Crítica – Tokyo Vice (1ª Temporada)

Tokyo Vice possui um desafio curioso para ser superado: aquele estabelecido por seu próprio piloto, dirigido por Michael Mann. Muito do marketing da série foi construído se apoiando no envolvimento do diretor de Fogo Contra Fogo, afinal, seu último trabalho foi em 2015, com Hacker. Poucos fãs perderiam a chance de assistir um novo trabalho de Mann, e nesse sentido, a abertura da série da HBO não desaponta.

A introdução da série apresenta Jake Adelstein (Ansel Engort), americano que se mudou pro Japão na tentativa de se tornar jornalista no Meicho Shimbun, um dos mais importantes jornais diários japoneses. Seu status de outsider é enfatizando a todo o tempo. Mann frequentemente coloca o personagem em situações onde ele, inevitavelmente, se destaca, simplesmente por ser americano. Em uma barraquinha de ramén, ele é visto estudando intensamente o idioma; numa balada, ele é mais alto que todos os presentes; e na prova que precisa fazer para entrar no jornal, um plano aberto enfatiza seu deslocamento: ele não se parece com ninguém ali. Tudo isso carregado com a atmosfera bem única criada por Mann, com o ruído digital característico de seus filmes bem presente. 

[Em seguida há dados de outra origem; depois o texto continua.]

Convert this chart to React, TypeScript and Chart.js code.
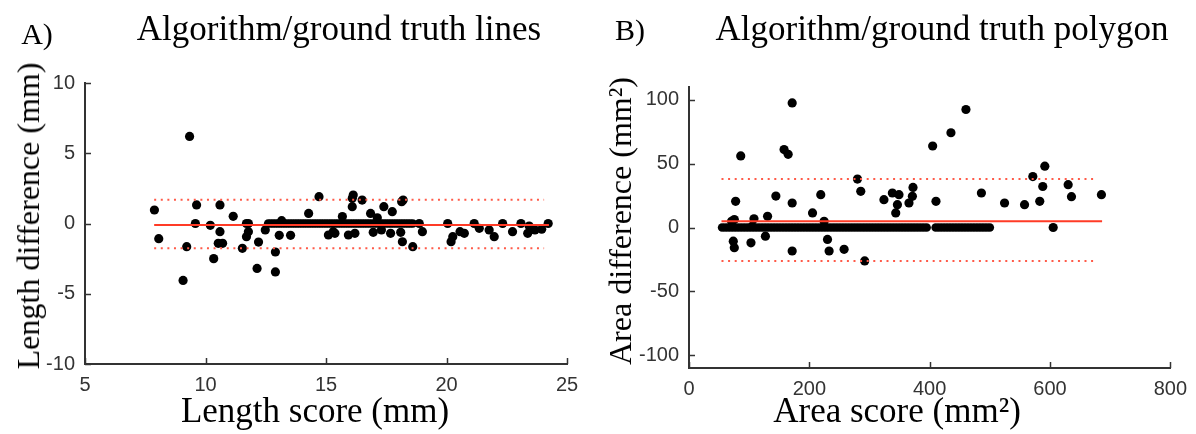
import React, { useEffect, useRef } from "react";
import { Chart, registerables } from "chart.js";

Chart.register(...registerables);

// ---------- Panel A data: Length ----------
const lengthScore = [
  7.88, 8.06, 9.07, 9.22, 9.34, 9.63, 9.58, 10.2, 10.34, 10.6, 10.6, 10.53, 10.71,
  11.15, 11.53, 11.7, 11.78, 11.78, 11.7, 12.14, 12.2, 12.48, 12.9, 12.9, 13.06,
  13.53, 13.16, 14.28, 14.71, 15.1, 16.13, 16.09, 16.09, 16.5, 18.2, 18.14, 17.4,
  17.75, 16.85, 15.68, 17.13, 15.37, 15.3, 15.93, 16.2, 16.96, 17.3, 17.68, 18.1,
  18.17, 18.6, 18.87, 19.0, 20.05, 20.19, 20.26, 20.56, 20.74, 21.15, 21.36, 21.77,
  21.98, 22.33, 22.74, 23.09, 23.43, 23.37, 23.67, 23.95, 24.22,
];
const lengthDiff = [
  0.96, -1.08, -4.05, -1.65, 6.2, 1.32, 0, -0.13, -2.5, 1.32, -0.58, -1.41, -1.41,
  0.51, -1.77, 0, 0, -0.58, -0.94, -3.2, -1.32, -0.46, -3.45, -2.03, -0.84,
  -0.84, 0.2, 0.72, 1.91, -0.82, 2.03, 1.8, 1.2, 1.67, 1.67, 1.55, 1.2,
  0.84, 0.72, 0.49, 0.41, -0.7, -0.58, -0.82, -0.7, -0.63, -0.46, -0.7, -0.63,
  -1.3, -1.65, 0, -0.58, 0, -1.3, -0.94, -0.58, -0.7, 0, -0.34, -0.46,
  -0.94, 0, -0.58, 0, -0.18, -0.7, -0.46, -0.41, 0,
];
// dense run of cases with zero difference
const lengthBandScore = [
  12.6, 12.7, 12.8, 12.9, 13.0, 13.1, 13.2, 13.3, 13.4, 13.5, 13.6, 13.7, 13.8,
  13.9, 14.0, 14.1, 14.2, 14.3, 14.4, 14.5, 14.6, 14.7, 14.8, 14.9, 15.0, 15.1,
  15.2, 15.3, 15.4, 15.5, 15.6, 15.7, 15.8, 15.9, 16.0, 16.1, 16.2, 16.3, 16.4,
  16.5, 16.6, 16.7, 16.8, 16.9, 17.0, 17.1, 17.2, 17.3, 17.4, 17.5, 17.6, 17.7,
  17.8, 17.9, 18.0, 18.1, 18.2, 18.3, 18.4, 18.5, 18.6,
];
const lengthBandDiff = [
  0, 0, 0, 0, 0, 0, 0, 0, 0, 0, 0, 0, 0,
  0, 0, 0, 0, 0, 0, 0, 0, 0, 0, 0, 0, 0,
  0, 0, 0, 0, 0, 0, 0, 0, 0, 0, 0, 0, 0,
  0, 0, 0, 0, 0, 0, 0, 0, 0, 0, 0, 0, 0,
  0, 0, 0, 0, 0, 0, 0, 0, 0,
];
const lengthXTicks = [5, 10, 15, 20, 25];
const lengthYTicks = [-10, -5, 0, 5, 10];
const lengthMean = -0.1;
const lengthUpper = 1.69;
const lengthLower = -1.77;
const lengthMeanX = [7.87, 24.25];
const lengthLimitX = [7.87, 24.05];

// ---------- Panel B data: Area ----------
const areaScore = [
  86, 77.5, 73.6, 75.3, 70.8, 75.3, 103, 108, 105, 127, 130.6, 144.4, 158, 164.8,
  171.5, 171.5, 171.5, 205.3, 219, 224.6, 230.2, 232.9, 257.8, 280, 285.5, 292,
  324, 338, 349, 346.4, 343.6, 365.6, 371.3, 372.3, 405, 410.5, 435.4, 460.3, 486,
  524.5, 557.7, 571.5, 591.4, 588, 583, 605.3, 630.2, 635.7, 685.5,
];
const areaDiff = [
  56, 20.5, -10.7, -15.8, 4.9, 6.2, -12, 6.8, 1, -6.8, 8.8, 24.6, 61, 57.3,
  97.5, 19.2, -18.4, 11.4, 25.7, 4.9, -9.3, -18.4, -17.1, 37.9, 28.3, -26.2,
  21.8, 27, 25.7, 17.9, 11.4, 19.2, 24.4, 31.4, 63.8, 20.5, 74.2, 92.4, 27,
  19.2, 17.9, 39.9, 48, 32.1, 20.5, 0, 33.5, 24.1, 25.7,
];
// dense run of cases with zero difference
const areaBandScore = [
  55, 60, 65, 70, 75, 80, 85, 90, 95, 100, 105, 110, 115, 120, 125, 130, 135,
  140, 145, 150, 155, 160, 165, 170, 175, 180, 185, 190, 195, 200, 205, 210, 215,
  220, 225, 230, 235, 240, 245, 250, 255, 260, 265, 270, 275, 280, 285, 290, 295,
  300, 305, 310, 315, 320, 325, 330, 335, 340, 345, 350, 355, 360, 365, 370, 375,
  380, 385, 390, 395, 410, 415, 420, 425, 430, 435, 440, 445, 450, 455, 460, 465,
  470, 475, 480, 485, 490, 495, 500,
];
const areaBandDiff = [
  0, 0, 0, 0, 0, 0, 0, 0, 0, 0, 0, 0, 0, 0, 0, 0, 0,
  0, 0, 0, 0, 0, 0, 0, 0, 0, 0, 0, 0, 0, 0, 0, 0,
  0, 0, 0, 0, 0, 0, 0, 0, 0, 0, 0, 0, 0, 0, 0, 0,
  0, 0, 0, 0, 0, 0, 0, 0, 0, 0, 0, 0, 0, 0, 0, 0,
  0, 0, 0, 0, 0, 0, 0, 0, 0, 0, 0, 0, 0, 0, 0, 0,
  0, 0, 0, 0, 0, 0, 0,
];
const areaXTicks = [0, 200, 400, 600, 800];
const areaYTicks = [-100, -50, 0, 50, 100];
const areaMean = 4.9;
const areaUpper = 37.9;
const areaLower = -26.2;
const areaMeanX = [54, 686.6];
const areaLimitX = [54, 677];

const AXIS = "#333333";
const RED = "#ff3b26";
const RED_DOT = "#ff5a48";
const TICK_FONT = "'Liberation Sans', Arial, sans-serif";
const SERIF = "'Liberation Serif', 'Times New Roman', serif";

type PanelSpec = {
  xs: number[];
  ys: number[];
  bandXs: number[];
  bandYs: number[];
  xTicks: number[];
  yTicks: number[];
  xMin: number;
  xMax: number;
  yMin: number;
  yMax: number;
  mean: number;
  upper: number;
  lower: number;
  meanX: number[];
  limitX: number[];
  padTop: number;
  padRight: number;
  yWidth: number;
  xHeight: number;
};

// MATLAB-style tick marks pointing into the plot area
const inwardTicks = {
  id: "inwardTicks",
  afterDraw(chart: any) {
    const { ctx, chartArea } = chart;
    const xs = chart.scales.x;
    const ys = chart.scales.y;
    ctx.save();
    ctx.strokeStyle = AXIS;
    ctx.lineWidth = 1.5;
    xs.ticks.forEach((t: any) => {
      const px = Math.round(xs.getPixelForValue(t.value)) + 0.5;
      ctx.beginPath();
      ctx.moveTo(px, chartArea.bottom);
      ctx.lineTo(px, chartArea.bottom - 6);
      ctx.stroke();
    });
    ys.ticks.forEach((t: any) => {
      const py = Math.round(ys.getPixelForValue(t.value)) + 0.5;
      ctx.beginPath();
      ctx.moveTo(chartArea.left, py);
      ctx.lineTo(chartArea.left + 6, py);
      ctx.stroke();
    });
    ctx.restore();
  },
};

function buildConfig(s: PanelSpec): any {
  const pts = s.xs.map((x, i) => ({ x, y: s.ys[i] }));
  const band = s.bandXs.map((x, i) => ({ x, y: s.bandYs[i] }));
  const hline = (xr: number[], y: number) => xr.map((x) => ({ x, y }));
  const tickCommon = {
    color: AXIS,
    font: { family: TICK_FONT, size: 20 },
    autoSkip: false,
    callback: (v: number) => String(v),
  };
  const noGrid = { display: false, drawTicks: false, tickLength: 0 };
  return {
    type: "scatter",
    data: {
      datasets: [
        {
          data: hline(s.meanX, s.mean),
          showLine: true,
          borderColor: RED,
          borderWidth: 2,
          pointRadius: 0,
        },
        {
          data: hline(s.limitX, s.upper),
          showLine: true,
          borderColor: RED_DOT,
          borderWidth: 2,
          borderDash: [2, 4.6],
          pointRadius: 0,
        },
        {
          data: hline(s.limitX, s.lower),
          showLine: true,
          borderColor: RED_DOT,
          borderWidth: 2,
          borderDash: [2, 4.6],
          pointRadius: 0,
        },
        {
          data: pts,
          backgroundColor: "#000000",
          borderWidth: 0,
          pointRadius: 4.6,
        },
        {
          data: band,
          backgroundColor: "#000000",
          borderWidth: 0,
          pointRadius: 4.3,
        },
      ],
    },
    options: {
      animation: false,
      responsive: false,
      devicePixelRatio: 1,
      events: [],
      layout: { padding: { top: s.padTop, right: s.padRight, left: 0, bottom: 0 } },
      plugins: { legend: { display: false }, tooltip: { enabled: false } },
      scales: {
        x: {
          type: "linear",
          position: "bottom",
          min: s.xMin,
          max: s.xMax,
          afterBuildTicks: (sc: any) => {
            sc.ticks = s.xTicks.map((v) => ({ value: v }));
          },
          afterFit: (sc: any) => {
            sc.height = s.xHeight;
          },
          ticks: { ...tickCommon, padding: 9, maxRotation: 0 },
          grid: noGrid,
          border: { display: true, color: AXIS, width: 2 },
        },
        y: {
          type: "linear",
          position: "left",
          min: s.yMin,
          max: s.yMax,
          afterBuildTicks: (sc: any) => {
            sc.ticks = s.yTicks.map((v) => ({ value: v }));
          },
          afterFit: (sc: any) => {
            sc.width = s.yWidth;
          },
          ticks: { ...tickCommon, padding: 10 },
          grid: noGrid,
          border: { display: true, color: AXIS, width: 2 },
        },
      },
    },
    plugins: [inwardTicks],
  };
}

function Panel({ spec, left }: { spec: PanelSpec; left: number }) {
  const ref = useRef<HTMLCanvasElement | null>(null);
  useEffect(() => {
    if (!ref.current) return;
    const chart = new Chart(ref.current, buildConfig(spec));
    return () => chart.destroy();
  }, [spec]);
  return (
    <canvas
      ref={ref}
      width={598}
      height={434}
      style={{ position: "absolute", left, top: 0, width: 598, height: 434 }}
    />
  );
}

const specA: PanelSpec = {
  xs: lengthScore,
  ys: lengthDiff,
  bandXs: lengthBandScore,
  bandYs: lengthBandDiff,
  xTicks: lengthXTicks,
  yTicks: lengthYTicks,
  xMin: 5,
  xMax: 25,
  yMin: -10,
  yMax: 10,
  mean: lengthMean,
  upper: lengthUpper,
  lower: lengthLower,
  meanX: lengthMeanX,
  limitX: lengthLimitX,
  padTop: 83,
  padRight: 31,
  yWidth: 85,
  xHeight: 70,
};

const specB: PanelSpec = {
  xs: areaScore,
  ys: areaDiff,
  bandXs: areaBandScore,
  bandYs: areaBandDiff,
  xTicks: areaXTicks,
  yTicks: areaYTicks,
  xMin: 0,
  xMax: 800,
  yMin: -110,
  yMax: 110,
  mean: areaMean,
  upper: areaUpper,
  lower: areaLower,
  meanX: areaMeanX,
  limitX: areaLimitX,
  padTop: 87,
  padRight: 25,
  yWidth: 91,
  xHeight: 66,
};

const textBase: React.CSSProperties = {
  position: "absolute",
  fontFamily: SERIF,
  color: "#000",
  whiteSpace: "nowrap",
  lineHeight: 1,
};

function Label({
  text,
  cx,
  cy,
  size,
  rotate,
}: {
  text: React.ReactNode;
  cx: number;
  cy: number;
  size: number;
  rotate?: boolean;
}) {
  return (
    <div
      style={{
        ...textBase,
        left: cx,
        top: cy,
        fontSize: size,
        transform: `translate(-50%, -50%)${rotate ? " rotate(-90deg)" : ""}`,
      }}
    >
      {text}
    </div>
  );
}

export default function App() {
  useEffect(() => {
    document.body.style.margin = "0";
  }, []);
  return (
    <div style={{ position: "relative", width: 1196, height: 434, background: "#fff", overflow: "hidden" }}>
      <Panel spec={specA} left={0} />
      <Panel spec={specB} left={598} />
      <Label text="A)" cx={37} cy={34} size={30} />
      <Label text="Algorithm/ground truth lines" cx={339} cy={28} size={35} />
      <Label text="Length difference (mm)" cx={28} cy={216} size={32} rotate />
      <Label text="Length score (mm)" cx={315} cy={410} size={35} />
      <Label text="B)" cx={630} cy={30} size={30} />
      <Label text="Algorithm/ground truth polygon" cx={942} cy={28} size={35} />
      <Label text="Area difference (mm²)" cx={620} cy={221} size={32} rotate />
      <Label text="Area score (mm²)" cx={897} cy={410} size={35} />
    </div>
  );
}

Mas tudo que é bom, uma hora acaba, e os 7 episódios seguintes dessa primeira temporada são muito mais tradicionais em sua forma. Com Jake alcançando a posição de jornalista no Meicho, a trama da série logo passa a ser mais investigativa, envolvendo policiais corruptos, clãs rivais da Yakuza e muito mais. Além de Adelstein, outros personagens ganham seu protagonismo também, como Sato (Sho Kamatsu), um jovem Yakuza que ascende rapidamente dentro de seu clã, mas fica conflitado com a condução de alguns negócios, e Samantha (Rachel Keller), uma hostess com passado misterioso, que se envolve romanticamente com Sato.

Os caminhos do três se entrecruzam de diversas maneiras, sempre com a sombra da organização criminosa marcando a relação do trio. Tokyo Vice, no entanto, acaba se perdendo entre os fios narrativos. Se expandir a história para além da percepção de Jake tem o benefício de evitar uma história que trata o Japão como um país “exótico” e “estranho” – coisa que o livro em que a obra é baseada por vezes faz -, o ritmo da trama acaba sendo um tanto prejudicado, já que certos plots se iniciam, e são simplesmente esquecidos, ou então não possuem consequências muito duradouras.

Um pequeno exemplo: nos episódios iniciais, Jake, enganado por uma fonte, escreve uma noticia que logo se revela falsa. A editora-chefe do jornalista, Eimi (Rinko Kikuchi), o avisa que ele precisa escrever uma história até o fim do dia, caso contrário, será demitido. O que poderia ser um importante momento dramático para o personagem, cujo piloto consiste inteiramente em seu esforço em conquistar tal posição, é descartado, sem muita explicação ou conclusão. Esses momentos mais pessoais são atropelados pela história geral, envolvendo a guerra de território entre dois clãs Yakuza.

Talvez até por isso Sato acabe sendo o personagem mais interessante, já que suas questões interiores estão mais em sintonia com os tons de cinza explorados na guerra entre as duas facções. Na briga entre Tozawa (Ayumi Tanida) e o clâ de Sato, o Chihara Kai, seria fácil observar o primeiro como o “vilão” da história, enquanto o Chihara Kai seria uma espécie de “anti herói”. Mas por meio do personagem, podemos testemunhar que a facção não abre mão da crueldade e do abuso para impor o que acha correto.

Assim, desajeitada, Tokyo Vice conclui a sua primeira temporada. Não deixa de ter seus pontos interessantes para além do episódio dirigido por Mann, como a relação entre Sato e Samantha, porém há muitos becos ao longo dos episódios que prejudicam o ritmo da série. O cenário que se instala para uma futura temporada é interessante, mas fica a impressão de que muito foi sacrificado para se chegar nesse ponto, com tudo o que acontece nessa primeira leva de capítulos servindo como um enorme “piloto” para o que vem aí.